I love those women. We pile our 5 kids into my tiny shotgun house (that's a skinny little house that you could shoot a shotgun through the front door and the bullet would go straight out the back) and we cook and talk and drink wine and laugh. Most importantly we love each other, and we understand each other, and we don't judge each other.
Today the Queenpin went to friggin' therapy and I have to tell you I am beginning to really hate my therapist. He was confrontational with me. He was upfront. I should have walked out and sent the goombas to deal with him, but I took it. You know why? Because I need it. He and I are gonna crack this man issue come hell or high water and I'm gonna get me a nice man that likes to cook with garlic, basil, and cream. Or may be I'll just cook with my ladies and stay single. Either way. Queenpin's gonna find some PEACE. But I have to work for it.
And work I did, so I felt like I had received a giant ass kicking after therapy. After I came home I let the beasties play upstairs, and I crawled into bed. I tried to study, I tried to distract myself with Facebook and email, but I couldn't, so I slept. When I opened my eyes I could not find the gumption to get my ass out of bed. It was really that kind of ass kicking therapy. I wanted to lay in bed with covers pulled over my head and just be. My sister used to call this poddin' because you were a like a pea in a pod. I felt like a pea in a pod, but I would have actually preferred one of those body snatcher things to come replace my ass kicked little soul with a shiny new model with no issues to work through.
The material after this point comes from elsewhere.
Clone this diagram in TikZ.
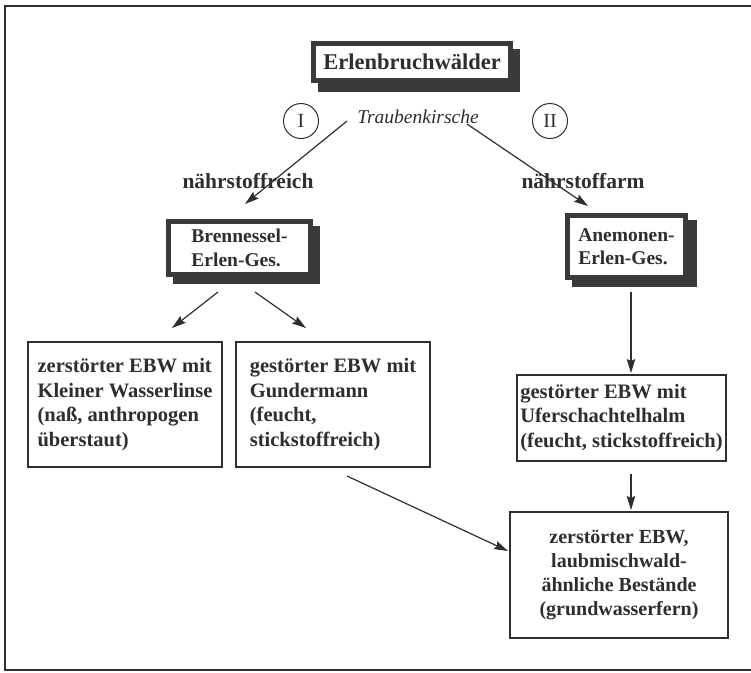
\documentclass[tikz,border=0pt]{standalone}
\usepackage{fontspec}
\setmainfont{Liberation Serif}
\usetikzlibrary{arrows.meta,backgrounds,calc}
\definecolor{ink}{HTML}{2E2E2E}
\definecolor{shade}{HTML}{3A3A3A}
\begin{document}
\begin{tikzpicture}[x=1pt,y=-1pt,
  shbox/.style={draw=shade,line width=5pt,fill=white,outer sep=0pt,align=left,inner sep=0pt,text=ink,font=\fontsize{19.5}{23.5}\selectfont\bfseries},
  titlebox/.style={shbox,font=\fontsize{22.5}{26}\selectfont\bfseries},
  plainbox/.style={draw=ink,line width=2pt,fill=white,outer sep=0pt,align=left,inner sep=0pt,text=ink,font=\fontsize{20.5}{24.5}\selectfont\bfseries},
  endbox/.style={plainbox,align=center,font=\fontsize{20}{24.3}\selectfont\bfseries},
  roman/.style={draw=ink,line width=1pt,circle,minimum size=35pt,inner sep=0pt,text=ink,font=\fontsize{20}{24}\selectfont},
  branch/.style={text=ink,font=\fontsize{21.5}{25}\selectfont\bfseries,inner sep=0pt},
  conn/.style={draw=ink,line width=1.2pt,-{Stealth[length=14pt,width=8.5pt,inset=2pt]}},
  shadowfill/.style={fill=shade}
]
\useasboundingbox (0,0) rectangle (751,672);
% outer frame
\draw[ink,line width=1.5pt] (751,6) -- (5,6) -- (5,670) -- (751,670);

% boxes with shadow
\node[titlebox,minimum width=197pt,minimum height=37pt] (title) at (412,62) {Erlenbruchwälder};
\node[shbox,minimum width=142pt,minimum height=53pt] (brenn) at (239.5,248) {Brennessel-\\Erlen-Ges.};
\node[shbox,minimum width=118pt,minimum height=62pt] (anem) at (626.5,246.5) {Anemonen-\\Erlen-Ges.};

\begin{scope}[on background layer]
  \fill[shadowfill] ($(title.north west)+(4.5,5.5)$) rectangle ($(title.south east)+(9.5,11.5)$);
  \fill[shadowfill] ($(brenn.north west)+(4.5,4.5)$) rectangle ($(brenn.south east)+(9.5,9.5)$);
  \fill[shadowfill] ($(anem.north west)+(4.5,4.5)$) rectangle ($(anem.south east)+(11.5,9.5)$);
\end{scope}

% labels
\node[text=ink,font=\fontsize{19.5}{23}\selectfont\itshape,inner sep=0pt] (trauben) at (418,117) {Traubenkirsche};
\node[roman] (one) at (301,121) {I};
\node[roman] (two) at (550,121) {II};
\node[branch] (reich) at (248,181) {nährstoffreich};
\node[branch] (arm) at (583,181) {nährstoffarm};

% lower boxes
\node[plainbox,minimum width=194pt,minimum height=125pt] (b1) at (125,404.5) {zerstörter EBW mit\\Kleiner Wasserlinse\\(naß, anthropogen\\überstaut)};
\node[plainbox,minimum width=194pt,minimum height=125pt] (b2) at (333,404.5) {gestörter EBW mit\\Gundermann\\(feucht,\\stickstoffreich)};
\node[plainbox,minimum width=209pt,minimum height=86pt] (b3) at (621.5,418) {gestörter EBW mit\\Uferschachtelhalm\\(feucht, stickstoffreich)};
\node[endbox,minimum width=218pt,minimum height=126pt] (b4) at (619,575) {zerstörter EBW,\\laubmischwald-\\ähnliche Bestände\\(grundwasserfern)};

% connector end points
\coordinate (t1) at (347,121);
\coordinate (e1) at (245,204);
\coordinate (t2) at (467,124);
\coordinate (e2) at (588,206);
\coordinate (s3) at (218,292);
\coordinate (e3) at (172,328);
\coordinate (s4) at (255,292);
\coordinate (e4) at (306,328);
\coordinate (s5) at (631,292);
\coordinate (e5) at (631,373);
\coordinate (s6) at (631,474);
\coordinate (e6) at (631,510);
\coordinate (s7) at (347,476);
\coordinate (e7) at (508,551);

\draw[conn] (t1) -- (e1);
\draw[conn] (t2) -- (e2);
\draw[conn] (s3) -- (e3);
\draw[conn] (s4) -- (e4);
\draw[conn] (s5) -- (e5);
\draw[conn] (s6) -- (e6);
\draw[conn] (s7) -- (e7);
\end{tikzpicture}
\end{document}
I thought about (gasp) canceling Monday night dinner. I just didn't want to face my ladies all fragile and bruised. I wanted to pod damn it, but I knew the ladies would not let me get by with it. They would peel me out of the pod and make me be loved (shudder) so I got my ass up for dinner. Thank the Buddhas I got up. Thank the Buddhas for my tenacious sisters.
It is always the same. We push the kids out of the kitchen and then we take turns turning on the "Me Show" (Single Mama Savior's term). We each get to share where we are in our journeys. We laugh at each other, and with each other. Last night we got real and confronted each other, actually it was me who was confronted the most, and I can take it from my ladies. They tell it like they see it and then they love and accept me when I ignore their advice.
Out on the back porch with wine and cigarrettes we talked about ex-husbands that announced their new bi-sexual preference at a 7 year olds bday party. We talked about being in a relationship and the fear of losing freedom. I told Single Mama Savior, that I was afraid that she was gonna get too sane for me now that she's in committed relationship with super-duper fabulous guy. She told me that she was worried that now that she was in "settling down" mode Sass Mama and I would kick her to the curb. We cut our fingers and made a blood oath to love each other always. Just kidding. We just agreed to let each other change.
I told them all about therapy, I mean the dirty dark shit, and somehow we still laughed. We talked about Sass Mama's dating life, (damn she's good). We talked about lesbianism and why we never did it (I'm still really disappointed I couldn't commit). We talked about friendship. At some point I stopped and said, "Holy shit, we are having the Oprah Show right here on my porch." There was truth, reality, soul exposure, and lots of lady love. I'm so glad I got out of bed.